--- What is required ---
Review the lines that follow and copy each one that contains the word "this".

--- Extracted entries ---
################

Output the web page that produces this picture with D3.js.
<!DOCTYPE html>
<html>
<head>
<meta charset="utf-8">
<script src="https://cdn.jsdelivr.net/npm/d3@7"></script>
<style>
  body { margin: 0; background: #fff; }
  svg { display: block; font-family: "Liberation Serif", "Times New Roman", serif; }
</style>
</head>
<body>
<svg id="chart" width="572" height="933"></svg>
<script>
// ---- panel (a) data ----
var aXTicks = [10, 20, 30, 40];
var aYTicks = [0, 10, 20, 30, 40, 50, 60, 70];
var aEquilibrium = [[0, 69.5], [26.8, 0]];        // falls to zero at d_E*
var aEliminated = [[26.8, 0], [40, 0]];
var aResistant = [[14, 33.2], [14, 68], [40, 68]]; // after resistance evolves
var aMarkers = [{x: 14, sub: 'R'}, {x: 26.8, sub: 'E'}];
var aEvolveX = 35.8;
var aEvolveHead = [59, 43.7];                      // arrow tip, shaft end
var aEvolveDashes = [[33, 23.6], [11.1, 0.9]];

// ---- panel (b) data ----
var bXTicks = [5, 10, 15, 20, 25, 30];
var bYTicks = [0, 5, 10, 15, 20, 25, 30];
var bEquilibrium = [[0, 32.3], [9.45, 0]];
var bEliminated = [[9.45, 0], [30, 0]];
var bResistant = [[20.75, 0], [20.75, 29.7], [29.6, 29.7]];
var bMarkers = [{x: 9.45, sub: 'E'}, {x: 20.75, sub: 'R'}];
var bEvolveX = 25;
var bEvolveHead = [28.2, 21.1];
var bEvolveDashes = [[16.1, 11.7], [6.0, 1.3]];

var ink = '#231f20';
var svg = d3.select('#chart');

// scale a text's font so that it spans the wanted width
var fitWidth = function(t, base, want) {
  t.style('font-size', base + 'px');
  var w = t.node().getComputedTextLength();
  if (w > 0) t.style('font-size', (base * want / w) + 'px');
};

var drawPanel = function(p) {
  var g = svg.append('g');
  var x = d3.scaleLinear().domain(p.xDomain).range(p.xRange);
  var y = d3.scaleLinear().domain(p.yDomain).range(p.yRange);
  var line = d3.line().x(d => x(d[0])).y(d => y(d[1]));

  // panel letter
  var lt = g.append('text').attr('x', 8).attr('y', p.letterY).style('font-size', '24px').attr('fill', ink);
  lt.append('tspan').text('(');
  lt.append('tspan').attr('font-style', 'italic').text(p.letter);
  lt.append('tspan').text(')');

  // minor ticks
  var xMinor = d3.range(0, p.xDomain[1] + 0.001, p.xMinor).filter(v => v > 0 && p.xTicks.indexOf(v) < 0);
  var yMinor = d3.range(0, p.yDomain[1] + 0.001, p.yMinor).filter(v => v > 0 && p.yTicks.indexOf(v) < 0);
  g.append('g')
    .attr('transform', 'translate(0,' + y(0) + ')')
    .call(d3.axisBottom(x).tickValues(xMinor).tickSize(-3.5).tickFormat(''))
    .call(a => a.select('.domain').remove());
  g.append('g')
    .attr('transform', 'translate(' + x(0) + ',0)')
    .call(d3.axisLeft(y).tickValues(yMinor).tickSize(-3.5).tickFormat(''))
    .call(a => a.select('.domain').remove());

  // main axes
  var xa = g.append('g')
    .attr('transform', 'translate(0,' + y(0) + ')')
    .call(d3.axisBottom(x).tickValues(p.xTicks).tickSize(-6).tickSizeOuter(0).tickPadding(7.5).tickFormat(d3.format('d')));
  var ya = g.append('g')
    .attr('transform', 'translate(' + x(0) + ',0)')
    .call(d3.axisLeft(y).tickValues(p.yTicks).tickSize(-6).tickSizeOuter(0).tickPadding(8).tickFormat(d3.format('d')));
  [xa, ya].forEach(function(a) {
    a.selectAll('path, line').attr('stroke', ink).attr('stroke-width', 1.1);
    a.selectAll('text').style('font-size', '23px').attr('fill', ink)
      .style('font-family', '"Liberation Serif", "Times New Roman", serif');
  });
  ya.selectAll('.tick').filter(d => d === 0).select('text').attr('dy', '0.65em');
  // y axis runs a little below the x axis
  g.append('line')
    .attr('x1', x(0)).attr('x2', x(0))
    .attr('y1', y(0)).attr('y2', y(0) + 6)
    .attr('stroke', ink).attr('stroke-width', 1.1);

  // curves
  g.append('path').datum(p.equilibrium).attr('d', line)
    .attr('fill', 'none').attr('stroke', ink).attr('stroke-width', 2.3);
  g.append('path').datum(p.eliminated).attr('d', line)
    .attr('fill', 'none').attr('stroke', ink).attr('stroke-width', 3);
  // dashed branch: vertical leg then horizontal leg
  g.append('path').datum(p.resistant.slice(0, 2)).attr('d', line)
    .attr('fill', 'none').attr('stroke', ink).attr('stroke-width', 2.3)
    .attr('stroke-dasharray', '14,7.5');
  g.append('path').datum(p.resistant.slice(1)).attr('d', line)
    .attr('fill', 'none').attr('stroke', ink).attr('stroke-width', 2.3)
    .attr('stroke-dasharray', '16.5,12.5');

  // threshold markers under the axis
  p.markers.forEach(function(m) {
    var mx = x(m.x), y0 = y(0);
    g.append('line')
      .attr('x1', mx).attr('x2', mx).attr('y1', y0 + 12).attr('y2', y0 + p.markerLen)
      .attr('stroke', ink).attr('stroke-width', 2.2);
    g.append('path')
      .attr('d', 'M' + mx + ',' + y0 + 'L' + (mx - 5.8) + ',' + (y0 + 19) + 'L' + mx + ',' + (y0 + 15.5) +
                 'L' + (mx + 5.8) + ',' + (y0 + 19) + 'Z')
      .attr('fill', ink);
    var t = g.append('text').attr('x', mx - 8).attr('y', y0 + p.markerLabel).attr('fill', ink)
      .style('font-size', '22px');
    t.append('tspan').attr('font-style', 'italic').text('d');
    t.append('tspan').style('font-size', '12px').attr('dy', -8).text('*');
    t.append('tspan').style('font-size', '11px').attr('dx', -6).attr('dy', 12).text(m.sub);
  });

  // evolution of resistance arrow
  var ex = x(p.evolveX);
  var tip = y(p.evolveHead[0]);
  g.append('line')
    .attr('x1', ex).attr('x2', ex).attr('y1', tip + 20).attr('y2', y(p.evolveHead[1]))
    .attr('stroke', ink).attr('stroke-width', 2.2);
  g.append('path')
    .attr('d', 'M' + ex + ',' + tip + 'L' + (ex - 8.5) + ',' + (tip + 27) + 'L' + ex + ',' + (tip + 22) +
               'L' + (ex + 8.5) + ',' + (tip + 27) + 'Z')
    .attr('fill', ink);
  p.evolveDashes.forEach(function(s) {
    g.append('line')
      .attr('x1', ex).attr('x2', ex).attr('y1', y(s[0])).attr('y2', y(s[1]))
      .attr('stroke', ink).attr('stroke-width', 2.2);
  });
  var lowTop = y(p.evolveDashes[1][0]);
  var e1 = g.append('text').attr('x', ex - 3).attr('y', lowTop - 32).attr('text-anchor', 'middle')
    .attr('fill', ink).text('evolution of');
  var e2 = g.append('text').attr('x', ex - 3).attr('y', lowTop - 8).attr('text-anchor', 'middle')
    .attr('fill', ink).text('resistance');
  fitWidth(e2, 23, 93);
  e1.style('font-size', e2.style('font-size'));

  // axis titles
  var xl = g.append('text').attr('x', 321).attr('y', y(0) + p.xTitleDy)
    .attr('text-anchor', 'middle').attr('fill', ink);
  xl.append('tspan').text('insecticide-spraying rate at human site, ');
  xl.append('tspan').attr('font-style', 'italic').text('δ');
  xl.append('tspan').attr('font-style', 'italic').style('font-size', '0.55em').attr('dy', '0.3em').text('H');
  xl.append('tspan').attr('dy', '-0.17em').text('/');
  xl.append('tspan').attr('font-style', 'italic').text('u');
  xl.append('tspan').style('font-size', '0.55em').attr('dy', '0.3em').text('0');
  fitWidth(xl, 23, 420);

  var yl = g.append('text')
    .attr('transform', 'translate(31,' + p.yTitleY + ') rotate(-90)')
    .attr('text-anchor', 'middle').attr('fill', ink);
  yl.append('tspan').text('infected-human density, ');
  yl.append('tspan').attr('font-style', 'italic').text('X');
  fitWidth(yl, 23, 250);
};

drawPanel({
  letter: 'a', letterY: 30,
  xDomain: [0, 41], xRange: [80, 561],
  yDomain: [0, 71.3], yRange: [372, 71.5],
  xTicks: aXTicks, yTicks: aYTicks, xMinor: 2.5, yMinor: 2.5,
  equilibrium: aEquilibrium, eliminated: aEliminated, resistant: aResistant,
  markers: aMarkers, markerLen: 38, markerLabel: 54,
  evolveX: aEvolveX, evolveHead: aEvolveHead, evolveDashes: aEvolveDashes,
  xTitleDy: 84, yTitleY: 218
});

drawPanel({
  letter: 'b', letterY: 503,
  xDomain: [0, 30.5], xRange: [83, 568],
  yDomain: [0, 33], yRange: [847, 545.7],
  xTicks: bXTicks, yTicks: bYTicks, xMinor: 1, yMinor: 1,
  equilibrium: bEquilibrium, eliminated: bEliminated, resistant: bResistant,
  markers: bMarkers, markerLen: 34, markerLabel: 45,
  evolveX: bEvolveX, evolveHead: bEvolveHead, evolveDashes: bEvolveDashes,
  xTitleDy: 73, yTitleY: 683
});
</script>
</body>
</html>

################

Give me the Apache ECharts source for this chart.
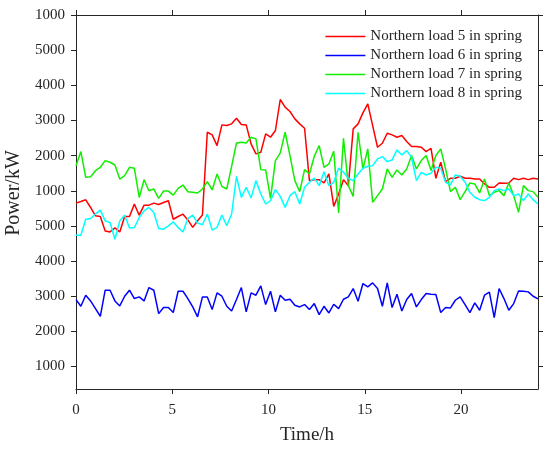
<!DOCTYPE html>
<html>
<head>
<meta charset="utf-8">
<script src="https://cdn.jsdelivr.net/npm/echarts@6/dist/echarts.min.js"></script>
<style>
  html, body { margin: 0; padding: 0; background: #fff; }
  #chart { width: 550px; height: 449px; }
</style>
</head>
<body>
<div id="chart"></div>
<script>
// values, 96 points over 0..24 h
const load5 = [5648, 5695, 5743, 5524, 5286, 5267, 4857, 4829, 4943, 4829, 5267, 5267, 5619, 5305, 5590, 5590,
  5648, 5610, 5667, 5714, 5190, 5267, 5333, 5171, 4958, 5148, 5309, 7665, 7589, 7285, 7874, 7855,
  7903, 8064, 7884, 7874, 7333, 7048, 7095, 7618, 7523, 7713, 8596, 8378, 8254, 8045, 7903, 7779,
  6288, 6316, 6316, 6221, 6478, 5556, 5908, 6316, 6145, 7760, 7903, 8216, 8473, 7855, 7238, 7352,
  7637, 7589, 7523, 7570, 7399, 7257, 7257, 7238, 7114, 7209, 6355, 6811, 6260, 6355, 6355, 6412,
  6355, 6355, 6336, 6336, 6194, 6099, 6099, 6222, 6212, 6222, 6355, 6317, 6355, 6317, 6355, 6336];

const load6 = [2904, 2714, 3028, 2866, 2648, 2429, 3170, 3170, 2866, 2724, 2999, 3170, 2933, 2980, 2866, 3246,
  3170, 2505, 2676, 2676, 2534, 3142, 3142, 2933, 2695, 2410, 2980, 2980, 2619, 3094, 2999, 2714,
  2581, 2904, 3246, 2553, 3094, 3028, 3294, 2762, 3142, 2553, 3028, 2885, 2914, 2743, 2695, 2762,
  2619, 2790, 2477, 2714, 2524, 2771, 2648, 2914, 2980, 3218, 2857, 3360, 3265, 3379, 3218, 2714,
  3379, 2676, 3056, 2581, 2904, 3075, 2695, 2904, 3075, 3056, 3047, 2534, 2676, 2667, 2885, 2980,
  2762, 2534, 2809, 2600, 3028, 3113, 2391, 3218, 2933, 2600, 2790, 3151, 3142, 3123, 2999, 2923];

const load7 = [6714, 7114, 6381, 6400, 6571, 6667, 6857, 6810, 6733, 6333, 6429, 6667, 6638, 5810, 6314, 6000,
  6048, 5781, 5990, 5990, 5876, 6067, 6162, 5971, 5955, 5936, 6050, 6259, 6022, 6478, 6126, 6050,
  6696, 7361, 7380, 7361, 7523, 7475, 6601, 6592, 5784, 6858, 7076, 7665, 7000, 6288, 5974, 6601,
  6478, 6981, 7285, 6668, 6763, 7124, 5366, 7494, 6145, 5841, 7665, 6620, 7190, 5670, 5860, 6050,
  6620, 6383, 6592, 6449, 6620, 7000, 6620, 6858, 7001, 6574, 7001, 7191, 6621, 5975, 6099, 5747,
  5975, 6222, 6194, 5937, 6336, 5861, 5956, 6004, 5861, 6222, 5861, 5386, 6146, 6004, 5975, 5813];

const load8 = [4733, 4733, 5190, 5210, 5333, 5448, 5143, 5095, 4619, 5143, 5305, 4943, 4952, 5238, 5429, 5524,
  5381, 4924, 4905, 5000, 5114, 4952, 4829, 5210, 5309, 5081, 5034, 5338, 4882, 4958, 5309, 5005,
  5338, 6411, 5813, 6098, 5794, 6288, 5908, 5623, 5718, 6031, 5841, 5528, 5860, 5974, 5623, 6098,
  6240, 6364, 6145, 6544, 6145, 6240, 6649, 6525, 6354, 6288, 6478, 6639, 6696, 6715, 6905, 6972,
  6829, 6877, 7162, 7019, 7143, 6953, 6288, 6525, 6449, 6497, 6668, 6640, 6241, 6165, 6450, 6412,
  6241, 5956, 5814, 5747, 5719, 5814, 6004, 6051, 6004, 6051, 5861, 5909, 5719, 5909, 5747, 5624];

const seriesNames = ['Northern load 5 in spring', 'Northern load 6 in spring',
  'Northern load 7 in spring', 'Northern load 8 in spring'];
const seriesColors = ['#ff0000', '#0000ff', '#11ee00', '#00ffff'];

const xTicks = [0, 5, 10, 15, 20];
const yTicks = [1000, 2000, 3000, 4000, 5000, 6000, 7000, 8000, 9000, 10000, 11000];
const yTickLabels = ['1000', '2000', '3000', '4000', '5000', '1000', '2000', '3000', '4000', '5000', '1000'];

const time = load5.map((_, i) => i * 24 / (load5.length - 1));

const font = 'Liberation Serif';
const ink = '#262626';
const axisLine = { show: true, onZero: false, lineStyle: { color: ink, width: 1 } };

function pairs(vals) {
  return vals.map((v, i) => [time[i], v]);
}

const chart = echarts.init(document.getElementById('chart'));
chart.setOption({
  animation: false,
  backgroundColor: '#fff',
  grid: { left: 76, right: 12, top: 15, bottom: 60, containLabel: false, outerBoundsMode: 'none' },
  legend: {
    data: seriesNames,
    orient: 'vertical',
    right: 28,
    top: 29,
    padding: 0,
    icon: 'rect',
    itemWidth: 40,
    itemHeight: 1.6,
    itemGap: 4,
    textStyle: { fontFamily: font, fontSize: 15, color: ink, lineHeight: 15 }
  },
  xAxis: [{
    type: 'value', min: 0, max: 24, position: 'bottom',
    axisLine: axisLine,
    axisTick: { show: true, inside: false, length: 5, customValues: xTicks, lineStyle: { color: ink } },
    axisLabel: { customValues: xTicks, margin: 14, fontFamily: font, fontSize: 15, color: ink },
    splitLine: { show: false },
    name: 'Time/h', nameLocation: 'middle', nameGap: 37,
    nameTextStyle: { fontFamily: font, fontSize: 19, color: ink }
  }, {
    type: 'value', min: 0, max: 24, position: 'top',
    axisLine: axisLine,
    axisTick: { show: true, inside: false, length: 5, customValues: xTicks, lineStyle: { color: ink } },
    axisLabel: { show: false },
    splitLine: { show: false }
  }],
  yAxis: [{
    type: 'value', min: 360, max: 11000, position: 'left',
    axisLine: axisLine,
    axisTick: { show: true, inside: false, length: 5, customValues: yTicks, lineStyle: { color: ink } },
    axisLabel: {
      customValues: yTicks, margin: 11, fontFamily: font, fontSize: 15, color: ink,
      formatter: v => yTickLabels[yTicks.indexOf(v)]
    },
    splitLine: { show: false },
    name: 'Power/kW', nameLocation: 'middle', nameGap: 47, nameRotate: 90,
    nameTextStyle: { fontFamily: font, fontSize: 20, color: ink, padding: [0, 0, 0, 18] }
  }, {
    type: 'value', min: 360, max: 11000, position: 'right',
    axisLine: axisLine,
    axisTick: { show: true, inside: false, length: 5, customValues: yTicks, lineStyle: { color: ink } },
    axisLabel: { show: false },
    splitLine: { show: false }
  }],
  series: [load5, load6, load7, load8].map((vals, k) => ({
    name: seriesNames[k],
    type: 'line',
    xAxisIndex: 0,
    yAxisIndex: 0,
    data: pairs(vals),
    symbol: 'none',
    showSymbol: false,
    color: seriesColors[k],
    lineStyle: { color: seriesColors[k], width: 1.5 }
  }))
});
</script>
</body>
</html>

################

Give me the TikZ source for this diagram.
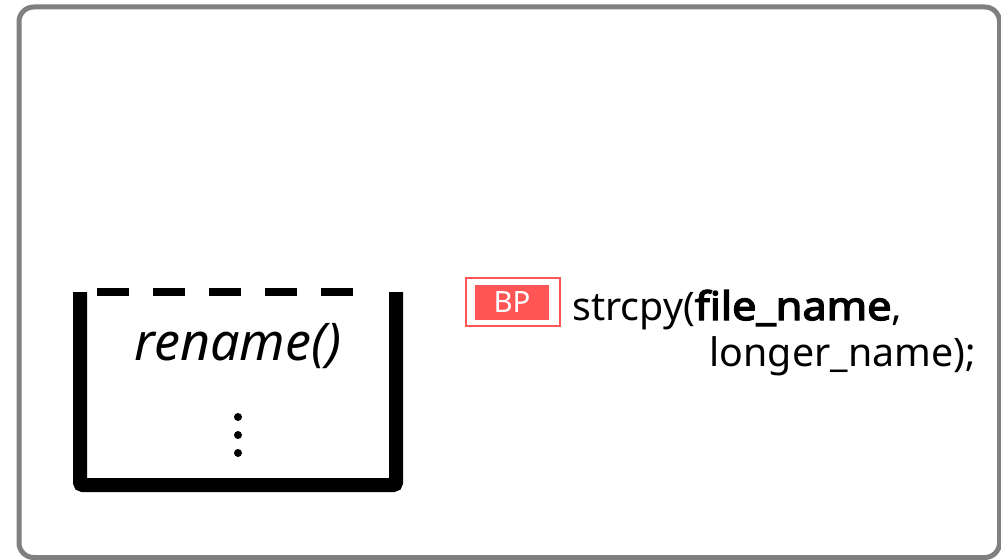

################

--- Exercise answer ---
Output the web page that produces this picture with D3.js.
Give me the Apache ECharts source for this chart.
Give me the TikZ source for this diagram.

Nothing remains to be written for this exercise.